**DO THIS:** Output the data word for word, dropping every image.

**COLLECTED MATERIAL:**
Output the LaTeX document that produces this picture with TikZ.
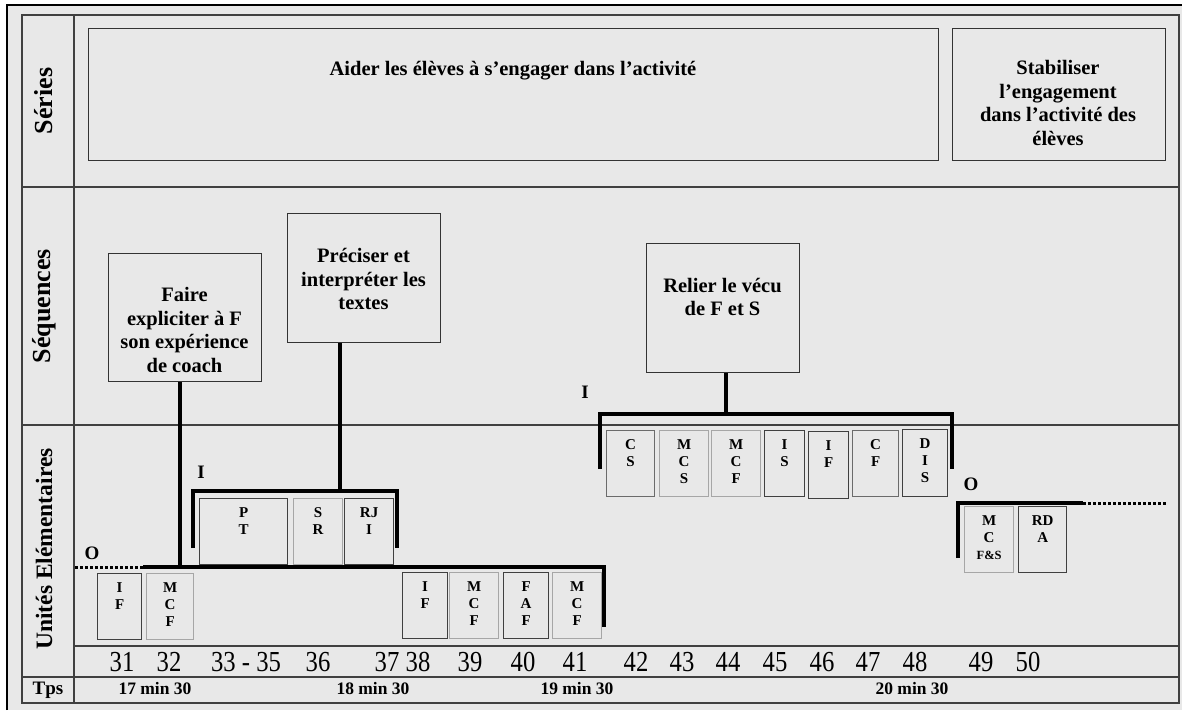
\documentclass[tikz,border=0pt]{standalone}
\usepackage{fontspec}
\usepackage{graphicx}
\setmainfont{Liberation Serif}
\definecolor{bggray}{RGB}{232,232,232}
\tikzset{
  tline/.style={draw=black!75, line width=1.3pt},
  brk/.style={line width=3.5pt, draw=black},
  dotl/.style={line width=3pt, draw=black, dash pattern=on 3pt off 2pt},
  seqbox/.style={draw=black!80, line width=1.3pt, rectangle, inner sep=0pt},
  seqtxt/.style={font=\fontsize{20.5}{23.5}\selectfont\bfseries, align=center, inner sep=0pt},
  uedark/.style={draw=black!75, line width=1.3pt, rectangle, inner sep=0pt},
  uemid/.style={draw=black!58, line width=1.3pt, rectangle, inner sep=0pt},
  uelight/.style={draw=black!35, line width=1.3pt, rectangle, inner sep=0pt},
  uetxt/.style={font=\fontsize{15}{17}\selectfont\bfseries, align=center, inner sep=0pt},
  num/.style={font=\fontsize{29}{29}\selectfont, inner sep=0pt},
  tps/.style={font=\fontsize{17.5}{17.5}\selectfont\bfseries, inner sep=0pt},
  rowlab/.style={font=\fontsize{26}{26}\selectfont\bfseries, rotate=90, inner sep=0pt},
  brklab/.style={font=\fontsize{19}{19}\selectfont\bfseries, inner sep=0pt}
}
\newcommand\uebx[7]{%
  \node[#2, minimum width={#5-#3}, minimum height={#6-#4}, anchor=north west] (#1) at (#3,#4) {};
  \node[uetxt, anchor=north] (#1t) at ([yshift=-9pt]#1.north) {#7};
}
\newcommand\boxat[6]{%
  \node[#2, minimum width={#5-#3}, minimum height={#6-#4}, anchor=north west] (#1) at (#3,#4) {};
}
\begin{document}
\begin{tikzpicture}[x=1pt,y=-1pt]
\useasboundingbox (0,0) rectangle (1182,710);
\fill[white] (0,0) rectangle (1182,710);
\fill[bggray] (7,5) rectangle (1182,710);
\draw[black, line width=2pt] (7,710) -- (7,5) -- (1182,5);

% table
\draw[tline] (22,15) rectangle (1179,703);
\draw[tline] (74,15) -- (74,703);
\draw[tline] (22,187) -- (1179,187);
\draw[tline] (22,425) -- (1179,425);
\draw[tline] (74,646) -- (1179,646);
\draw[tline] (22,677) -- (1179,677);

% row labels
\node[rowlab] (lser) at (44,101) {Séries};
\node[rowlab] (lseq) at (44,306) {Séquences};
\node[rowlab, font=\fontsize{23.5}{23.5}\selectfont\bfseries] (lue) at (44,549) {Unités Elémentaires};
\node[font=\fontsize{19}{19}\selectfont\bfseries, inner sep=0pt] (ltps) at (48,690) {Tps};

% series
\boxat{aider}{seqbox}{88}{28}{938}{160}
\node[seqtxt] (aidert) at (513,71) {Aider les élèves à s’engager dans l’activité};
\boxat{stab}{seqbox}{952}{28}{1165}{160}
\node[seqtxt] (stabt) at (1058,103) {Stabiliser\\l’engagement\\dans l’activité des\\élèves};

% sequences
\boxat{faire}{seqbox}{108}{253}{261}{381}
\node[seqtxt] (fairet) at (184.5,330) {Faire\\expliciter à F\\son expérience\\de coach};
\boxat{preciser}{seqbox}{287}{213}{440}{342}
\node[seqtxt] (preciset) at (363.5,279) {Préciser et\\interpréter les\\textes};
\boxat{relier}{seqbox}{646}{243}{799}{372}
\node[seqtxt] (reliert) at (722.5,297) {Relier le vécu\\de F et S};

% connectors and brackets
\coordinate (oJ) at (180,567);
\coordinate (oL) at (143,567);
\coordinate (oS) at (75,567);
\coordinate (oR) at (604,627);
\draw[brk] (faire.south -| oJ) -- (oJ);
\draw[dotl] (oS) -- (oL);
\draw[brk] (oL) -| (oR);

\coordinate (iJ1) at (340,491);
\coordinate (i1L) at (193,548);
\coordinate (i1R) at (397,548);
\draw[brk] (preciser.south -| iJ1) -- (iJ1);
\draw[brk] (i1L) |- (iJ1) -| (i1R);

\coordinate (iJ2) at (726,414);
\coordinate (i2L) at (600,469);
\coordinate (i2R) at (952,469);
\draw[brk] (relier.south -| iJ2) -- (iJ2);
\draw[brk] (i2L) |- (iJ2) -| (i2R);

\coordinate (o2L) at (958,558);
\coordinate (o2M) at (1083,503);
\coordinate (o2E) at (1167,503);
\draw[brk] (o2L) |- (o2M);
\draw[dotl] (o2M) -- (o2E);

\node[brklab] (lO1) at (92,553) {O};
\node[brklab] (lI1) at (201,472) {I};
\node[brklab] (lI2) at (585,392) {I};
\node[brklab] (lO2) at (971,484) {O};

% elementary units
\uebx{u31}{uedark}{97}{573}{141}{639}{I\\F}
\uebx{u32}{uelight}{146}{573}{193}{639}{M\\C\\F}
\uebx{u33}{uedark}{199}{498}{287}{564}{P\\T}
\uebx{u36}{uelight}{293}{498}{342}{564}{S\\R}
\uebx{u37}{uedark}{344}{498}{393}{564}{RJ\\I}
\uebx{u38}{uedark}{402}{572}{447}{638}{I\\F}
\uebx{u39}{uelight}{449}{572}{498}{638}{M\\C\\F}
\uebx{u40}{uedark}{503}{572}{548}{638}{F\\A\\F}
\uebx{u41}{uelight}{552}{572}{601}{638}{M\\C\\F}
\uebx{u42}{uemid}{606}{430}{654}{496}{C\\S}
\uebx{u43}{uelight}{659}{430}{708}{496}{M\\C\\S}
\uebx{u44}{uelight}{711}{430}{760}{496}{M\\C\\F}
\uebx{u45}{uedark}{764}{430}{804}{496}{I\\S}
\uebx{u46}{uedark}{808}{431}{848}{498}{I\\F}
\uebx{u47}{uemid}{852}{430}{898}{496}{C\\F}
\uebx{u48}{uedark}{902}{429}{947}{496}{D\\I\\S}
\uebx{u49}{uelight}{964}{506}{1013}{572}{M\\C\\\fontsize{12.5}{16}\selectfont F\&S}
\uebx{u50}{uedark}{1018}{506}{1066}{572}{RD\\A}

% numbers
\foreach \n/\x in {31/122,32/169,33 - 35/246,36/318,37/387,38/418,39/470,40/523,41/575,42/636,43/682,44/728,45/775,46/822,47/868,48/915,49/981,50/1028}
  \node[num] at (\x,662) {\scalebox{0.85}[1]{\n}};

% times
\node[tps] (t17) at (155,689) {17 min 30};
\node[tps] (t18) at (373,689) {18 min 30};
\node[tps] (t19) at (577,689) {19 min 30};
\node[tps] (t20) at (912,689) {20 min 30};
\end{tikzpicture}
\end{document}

**WRITTEN SOLUTION:**
Output the LaTeX document that produces this picture with TikZ.
\documentclass[tikz,border=0pt]{standalone}
\usepackage{fontspec}
\usepackage{graphicx}
\setmainfont{Liberation Serif}
\definecolor{bggray}{RGB}{232,232,232}
\tikzset{
  tline/.style={draw=black!75, line width=1.3pt},
  brk/.style={line width=3.5pt, draw=black},
  dotl/.style={line width=3pt, draw=black, dash pattern=on 3pt off 2pt},
  seqbox/.style={draw=black!80, line width=1.3pt, rectangle, inner sep=0pt},
  seqtxt/.style={font=\fontsize{20.5}{23.5}\selectfont\bfseries, align=center, inner sep=0pt},
  uedark/.style={draw=black!75, line width=1.3pt, rectangle, inner sep=0pt},
  uemid/.style={draw=black!58, line width=1.3pt, rectangle, inner sep=0pt},
  uelight/.style={draw=black!35, line width=1.3pt, rectangle, inner sep=0pt},
  uetxt/.style={font=\fontsize{15}{17}\selectfont\bfseries, align=center, inner sep=0pt},
  num/.style={font=\fontsize{29}{29}\selectfont, inner sep=0pt},
  tps/.style={font=\fontsize{17.5}{17.5}\selectfont\bfseries, inner sep=0pt},
  rowlab/.style={font=\fontsize{26}{26}\selectfont\bfseries, rotate=90, inner sep=0pt},
  brklab/.style={font=\fontsize{19}{19}\selectfont\bfseries, inner sep=0pt}
}
\newcommand\uebx[7]{%
  \node[#2, minimum width={#5-#3}, minimum height={#6-#4}, anchor=north west] (#1) at (#3,#4) {};
  \node[uetxt, anchor=north] (#1t) at ([yshift=-9pt]#1.north) {#7};
}
\newcommand\boxat[6]{%
  \node[#2, minimum width={#5-#3}, minimum height={#6-#4}, anchor=north west] (#1) at (#3,#4) {};
}
\begin{document}
\begin{tikzpicture}[x=1pt,y=-1pt]
\useasboundingbox (0,0) rectangle (1182,710);
\fill[white] (0,0) rectangle (1182,710);
\fill[bggray] (7,5) rectangle (1182,710);
\draw[black, line width=2pt] (7,710) -- (7,5) -- (1182,5);

% table
\draw[tline] (22,15) rectangle (1179,703);
\draw[tline] (74,15) -- (74,703);
\draw[tline] (22,187) -- (1179,187);
\draw[tline] (22,425) -- (1179,425);
\draw[tline] (74,646) -- (1179,646);
\draw[tline] (22,677) -- (1179,677);

% row labels
\node[rowlab] (lser) at (44,101) {Séries};
\node[rowlab] (lseq) at (44,306) {Séquences};
\node[rowlab, font=\fontsize{23.5}{23.5}\selectfont\bfseries] (lue) at (44,549) {Unités Elémentaires};
\node[font=\fontsize{19}{19}\selectfont\bfseries, inner sep=0pt] (ltps) at (48,690) {Tps};

% series
\boxat{aider}{seqbox}{88}{28}{938}{160}
\node[seqtxt] (aidert) at (513,71) {Aider les élèves à s’engager dans l’activité};
\boxat{stab}{seqbox}{952}{28}{1165}{160}
\node[seqtxt] (stabt) at (1058,103) {Stabiliser\\l’engagement\\dans l’activité des\\élèves};

% sequences
\boxat{faire}{seqbox}{108}{253}{261}{381}
\node[seqtxt] (fairet) at (184.5,330) {Faire\\expliciter à F\\son expérience\\de coach};
\boxat{preciser}{seqbox}{287}{213}{440}{342}
\node[seqtxt] (preciset) at (363.5,279) {Préciser et\\interpréter les\\textes};
\boxat{relier}{seqbox}{646}{243}{799}{372}
\node[seqtxt] (reliert) at (722.5,297) {Relier le vécu\\de F et S};

% connectors and brackets
\coordinate (oJ) at (180,567);
\coordinate (oL) at (143,567);
\coordinate (oS) at (75,567);
\coordinate (oR) at (604,627);
\draw[brk] (faire.south -| oJ) -- (oJ);
\draw[dotl] (oS) -- (oL);
\draw[brk] (oL) -| (oR);

\coordinate (iJ1) at (340,491);
\coordinate (i1L) at (193,548);
\coordinate (i1R) at (397,548);
\draw[brk] (preciser.south -| iJ1) -- (iJ1);
\draw[brk] (i1L) |- (iJ1) -| (i1R);

\coordinate (iJ2) at (726,414);
\coordinate (i2L) at (600,469);
\coordinate (i2R) at (952,469);
\draw[brk] (relier.south -| iJ2) -- (iJ2);
\draw[brk] (i2L) |- (iJ2) -| (i2R);

\coordinate (o2L) at (958,558);
\coordinate (o2M) at (1083,503);
\coordinate (o2E) at (1167,503);
\draw[brk] (o2L) |- (o2M);
\draw[dotl] (o2M) -- (o2E);

\node[brklab] (lO1) at (92,553) {O};
\node[brklab] (lI1) at (201,472) {I};
\node[brklab] (lI2) at (585,392) {I};
\node[brklab] (lO2) at (971,484) {O};

% elementary units
\uebx{u31}{uedark}{97}{573}{141}{639}{I\\F}
\uebx{u32}{uelight}{146}{573}{193}{639}{M\\C\\F}
\uebx{u33}{uedark}{199}{498}{287}{564}{P\\T}
\uebx{u36}{uelight}{293}{498}{342}{564}{S\\R}
\uebx{u37}{uedark}{344}{498}{393}{564}{RJ\\I}
\uebx{u38}{uedark}{402}{572}{447}{638}{I\\F}
\uebx{u39}{uelight}{449}{572}{498}{638}{M\\C\\F}
\uebx{u40}{uedark}{503}{572}{548}{638}{F\\A\\F}
\uebx{u41}{uelight}{552}{572}{601}{638}{M\\C\\F}
\uebx{u42}{uemid}{606}{430}{654}{496}{C\\S}
\uebx{u43}{uelight}{659}{430}{708}{496}{M\\C\\S}
\uebx{u44}{uelight}{711}{430}{760}{496}{M\\C\\F}
\uebx{u45}{uedark}{764}{430}{804}{496}{I\\S}
\uebx{u46}{uedark}{808}{431}{848}{498}{I\\F}
\uebx{u47}{uemid}{852}{430}{898}{496}{C\\F}
\uebx{u48}{uedark}{902}{429}{947}{496}{D\\I\\S}
\uebx{u49}{uelight}{964}{506}{1013}{572}{M\\C\\\fontsize{12.5}{16}\selectfont F\&S}
\uebx{u50}{uedark}{1018}{506}{1066}{572}{RD\\A}

% numbers
\foreach \n/\x in {31/122,32/169,33 - 35/246,36/318,37/387,38/418,39/470,40/523,41/575,42/636,43/682,44/728,45/775,46/822,47/868,48/915,49/981,50/1028}
  \node[num] at (\x,662) {\scalebox{0.85}[1]{\n}};

% times
\node[tps] (t17) at (155,689) {17 min 30};
\node[tps] (t18) at (373,689) {18 min 30};
\node[tps] (t19) at (577,689) {19 min 30};
\node[tps] (t20) at (912,689) {20 min 30};
\end{tikzpicture}
\end{document}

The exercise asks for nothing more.